A Path Through The Minefields

As recounted by Calvin Shimogaki

From 11:30 P.M. to midnight, jump-off time, five battalions of artillery sent a cascade of fire at the German positions. The three battalions of the 133d then moved ahead abreast, the 1st on the right, the 3d in the center, and the 100th on the left, south of the barracks. Men of the ammunition and pioneer platoons cleared paths though the mines for Companies A and C, which led the 100th’s advance. Sergeant Calvin Shimogaki, his mine detector disabled by a bullet, crawled in the mud, searching with his hands for trip wires, and cleared a path five feet wide and fifty yards long…from Thomas D. Murphy’s “Ambassadors in Arms.”

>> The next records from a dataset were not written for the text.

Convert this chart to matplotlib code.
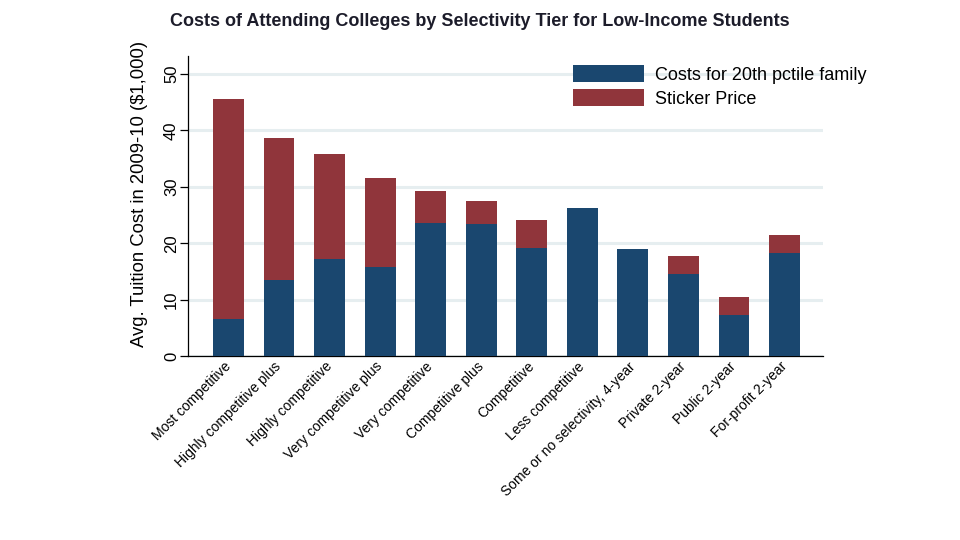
import numpy as np
import matplotlib
matplotlib.use("Agg")
from matplotlib import pyplot as plt

plt.rcParams['font.family'] = ['Liberation Sans', 'DejaVu Sans']

# tiers along the x axis
tiers = ["Most competitive", "Highly competitive plus", "Highly competitive",
         "Very competitive plus", "Very competitive", "Competitive plus",
         "Competitive", "Less competitive", "Some or no selectivity, 4-year",
         "Private 2-year", "Public 2-year", "For-profit 2-year"]

# values, $1,000
costs_20th = [6.6, 13.5, 17.2, 15.8, 23.6, 23.4, 19.1, 26.2, 19.0, 14.5, 7.3, 18.3]
sticker = [45.6, 38.65, 35.8, 31.6, 29.3, 27.5, 24.1, np.nan, np.nan, 17.7, 10.5, 21.5]

navy = "#1a476f"
maroon = "#90353b"

fig = plt.figure(figsize=(9.6, 5.4), dpi=100)
ax = fig.add_axes([188/960, 1 - 356/540, (823-188)/960, (356-56)/540])

x = np.arange(len(tiers))
# sticker price drawn behind, 20th pctile costs overlaid in front
ax.bar(x, sticker, width=0.61, color=maroon, zorder=2, label="Sticker Price")
ax.bar(x, costs_20th, width=0.61, color=navy, zorder=3, label="Costs for 20th pctile family")

ax.set_xlim(-0.8, 11.76)
ax.set_ylim(0, 53.2)
ax.set_yticks([0, 10, 20, 30, 40, 50])
ax.yaxis.grid(True, color="#e6eef0", linewidth=2.2, zorder=0)
ax.set_axisbelow(True)

for s in ["top", "right"]:
    ax.spines[s].set_visible(False)
ax.spines["left"].set_linewidth(0.9)
ax.spines["bottom"].set_linewidth(0.9)

ax.tick_params(axis="y", length=5.5, width=0.9, labelsize=12, pad=1)
for lab in ax.get_yticklabels():
    lab.set_rotation(90)
    lab.set_va("center")
ax.tick_params(axis="x", length=0, pad=6)
ax.set_xticks(x)
ax.set_xticklabels(tiers, rotation=45, ha="right", va="center",
                   rotation_mode="anchor", fontsize=10)

ax.set_ylabel("Avg. Tuition Cost in 2009-10 ($1,000)", fontsize=13.3)
ax.yaxis.set_label_coords(-0.063, 0.54)

fig.text(480/960, 1 - 21/540, "Costs of Attending Colleges by Selectivity Tier for Low-Income Students",
         ha="center", va="center", fontsize=13, fontweight="bold", color="#1c1c2a")

handles, labels = ax.get_legend_handles_labels()
ax.legend(handles[::-1], labels[::-1], loc="upper left",
          bbox_to_anchor=(559/960, 1 - 51/540), bbox_transform=fig.transFigure,
          frameon=False, fontsize=13, handlelength=3.9, handleheight=1.05,
          labelspacing=0.3, handletextpad=0.6, borderpad=0.3)

fig.savefig("out.png", dpi=100)
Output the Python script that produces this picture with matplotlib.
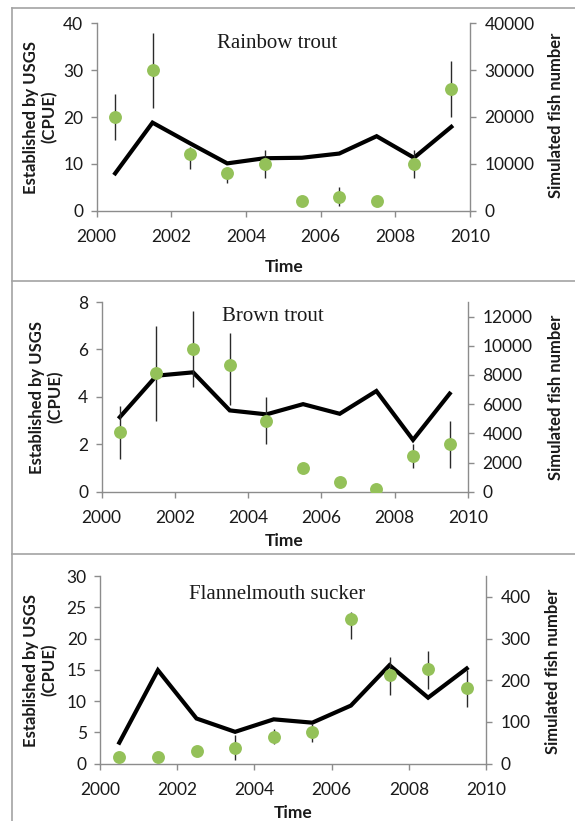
import matplotlib
matplotlib.use('Agg')
import matplotlib.pyplot as plt
from matplotlib.lines import Line2D
import numpy as np

W, H = 575, 821

# ---------------- data ----------------
years = [2000.5, 2001.5, 2002.5, 2003.5, 2004.5, 2005.5, 2006.5, 2007.5, 2008.5, 2009.5]
x_ticks = [2000, 2002, 2004, 2006, 2008, 2010]

rb_cpue = [20, 30, 12, 8, 10, 2, 3, 2, 10, 26]
rb_low = [15, 22, 9, 6, 7, 2, 1, 2, 7, 20]
rb_high = [25, 38, 13.5, 9, 13, 2, 5, 2, 13, 32]
rb_sim = [7970, 18800, 14400, 10100, 11200, 11300, 12200, 15900, 11300, 17900]

bt_cpue = [2.5, 5.0, 6.0, 5.33, 3.0, 1.0, 0.42, 0.13, 1.5, 2.0]
bt_low = [1.4, 3.0, 4.4, 3.65, 2.0, 1.0, 0.42, 0.13, 1.0, 1.0]
bt_high = [3.6, 7.0, 7.6, 6.7, 4.0, 1.0, 0.42, 0.13, 2.0, 3.0]
bt_sim = [5110, 7950, 8180, 5570, 5300, 6000, 5340, 6900, 3550, 6720]

fs_cpue = [1.07, 1.07, 2.03, 2.5, 4.27, 5.07, 23.1, 14.1, 15.2, 12.1]
fs_low = [1.07, 1.07, 2.03, 0.5, 3.2, 3.5, 20.0, 11.0, 12.0, 9.0]
fs_high = [1.07, 1.07, 2.03, 4.5, 5.45, 6.4, 24.3, 17.0, 18.0, 15.0]
fs_sim = [50, 224, 108, 76, 106, 98, 139, 236, 158, 228]

titles = ["Rainbow trout", "Brown trout", "Flannelmouth sucker"]
left_ticks = [[0, 10, 20, 30, 40], [0, 2, 4, 6, 8], [0, 5, 10, 15, 20, 25, 30]]
right_ticks = [[0, 10000, 20000, 30000, 40000],
               [0, 2000, 4000, 6000, 8000, 10000, 12000],
               [0, 100, 200, 300, 400]]
left_lims = [40, 8, 30]
right_lims = [40000, 13000, 450]

# ---------------- layout (pixels) ----------------
panels = [
    dict(l=96.5, r=470, t=23.3, b=210.7, title=(277, 44), ylab=(40, 117), rlab=(556, 115), time=(284, 267)),
    dict(l=101.5, r=468, t=302, b=491.7, title=(273, 316), ylab=(46, 397), rlab=(556, 397), time=(284, 541)),
    dict(l=100, r=486, t=576, b=763.5, title=(277.5, 594), ylab=(40, 670), rlab=(553, 671), time=(293, 813)),
]
cpue = [rb_cpue, bt_cpue, fs_cpue]
lows = [rb_low, bt_low, fs_low]
highs = [rb_high, bt_high, fs_high]
sims = [rb_sim, bt_sim, fs_sim]

GREEN = '#94c159'
GRAY = '#8c8c8c'
TXT = '#1a1a1a'
SANS = ['Lato', 'DejaVu Sans']
SERIF = ['Liberation Serif', 'DejaVu Serif']
TFS = 12.5

fig = plt.figure(figsize=(W / 100, H / 100), dpi=100)


def fx(px):
    return px / W


def fy(py):
    return 1 - py / H


for i, p in enumerate(panels):
    rect = [fx(p['l']), fy(p['b']), fx(p['r']) - fx(p['l']), (p['b'] - p['t']) / H]
    ax = fig.add_axes(rect)
    ax2 = ax.twinx()

    # simulated line on secondary axis
    ax2.plot(years, sims[i], color='black', lw=3.0, solid_joinstyle='miter', zorder=2)
    ax2.set_ylim(0, right_lims[i])
    ax2.set_yticks(right_ticks[i])
    ax2.set_yticklabels([str(v) for v in right_ticks[i]], fontfamily=SANS, fontsize=TFS, color=TXT)

    # observed CPUE with error bars on primary axis
    c = np.array(cpue[i], dtype=float)
    lo = c - np.array(lows[i], dtype=float)
    hi = np.array(highs[i], dtype=float) - c
    ax.errorbar(years, c, yerr=[lo, hi], fmt='none', ecolor='#2a2a2a', elinewidth=1.0, capsize=0, zorder=3)
    ax.plot(years, c, 'o', color=GREEN, markersize=9.3, markeredgewidth=0, zorder=4)
    ax.set_ylim(0, left_lims[i])
    ax.set_yticks(left_ticks[i])
    ax.set_yticklabels([str(v) for v in left_ticks[i]], fontfamily=SANS, fontsize=TFS, color=TXT)
    ax.set_xlim(2000, 2010)
    ax.set_xticks(x_ticks)
    ax.set_xticklabels([str(v) for v in x_ticks], fontfamily=SANS, fontsize=TFS, color=TXT)

    ax.set_zorder(ax2.get_zorder() + 1)
    ax.patch.set_visible(False)

    for a in (ax, ax2):
        a.spines['top'].set_visible(False)
        for s in a.spines.values():
            s.set_color(GRAY)
            s.set_linewidth(1.0)
    ax.spines['right'].set_visible(False)
    ax2.spines['left'].set_visible(False)
    ax2.spines['bottom'].set_visible(False)

    ax.tick_params(axis='y', direction='out', length=4.5, width=1, color=GRAY, pad=5)
    ax.tick_params(axis='x', direction='out', length=4.5, width=1, color=GRAY, pad=9)
    ax2.tick_params(axis='y', direction='out', length=4.5, width=1, color=GRAY, pad=6)

    fig.text(fx(p['title'][0]), fy(p['title'][1]), titles[i], family=SERIF, fontsize=15,
             ha='center', va='center', color=TXT)
    fig.text(fx(p['ylab'][0]), fy(p['ylab'][1]), 'Established by USGS\n(CPUE)', family=SANS,
             fontweight='bold', fontsize=12, rotation=90, ha='center', va='center',
             multialignment='center', linespacing=1.15, color=TXT)
    fig.text(fx(p['rlab'][0]), fy(p['rlab'][1]), 'Simulated fish number', family=SANS,
             fontweight='bold', fontsize=12, rotation=90, ha='center', va='center', color=TXT)
    fig.text(fx(p['time'][0]), fy(p['time'][1]), 'Time', family=SANS,
             fontweight='bold', fontsize=12.5, ha='center', va='center', color=TXT)

# panel frame lines
BORDER = '#a3a3a3'
fig.add_artist(Line2D([fx(11.5), fx(11.5)], [fy(8), fy(821)], color=BORDER, lw=1.2, transform=fig.transFigure))
for yy in (8, 281, 554):
    fig.add_artist(Line2D([fx(11.5), fx(575)], [fy(yy), fy(yy)], color=BORDER, lw=1.2, transform=fig.transFigure))

fig.savefig('out.png', dpi=100)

Combined with the rains and a dam blown by the Germans, the Liri was a flooded valley as the 100th jumped off after midnight on the 24th of January 1944. Able and Charlie companies were at less than half their normal strength. Calvin Shimogaki as a platoon sergeant, together with Robert Fukumoto and Shizuo Toma, were attached to Able. It wasn’t long before the company came up to the minefield, and Calvin and his two men were called up front.

Because of the deep mud, the Germans could not install their deadly “bouncing babies,” those trip mines with their steel pellets. Instead, they set out a cross-pattern of stake mines; dynamite shaped mines molded in concrete and steel mesh placed on wooden stakes 6 to 8 inches above ground, with trip wires leading to a detonator triggered to blast at about 15 pounds pull.

His mine detector useless, Sergeant Shimogaki crawled through the mud to locate each trip wire, cut the wires and then neutralized the mines. In this slow, painstaking manner, Shimogaki cleared a path through the minefield, with Fukumoto and Toma following right behind him laying out the white guide tapes.

In the following nights, the path cleared by Shimogaki, Fukumoto and Toma was used to haul food and ammo to the rifle companies who could not move beyond the retaining wall of the east bank of the Rapido River, stopped by the overlooking machine gun fire of the Germans.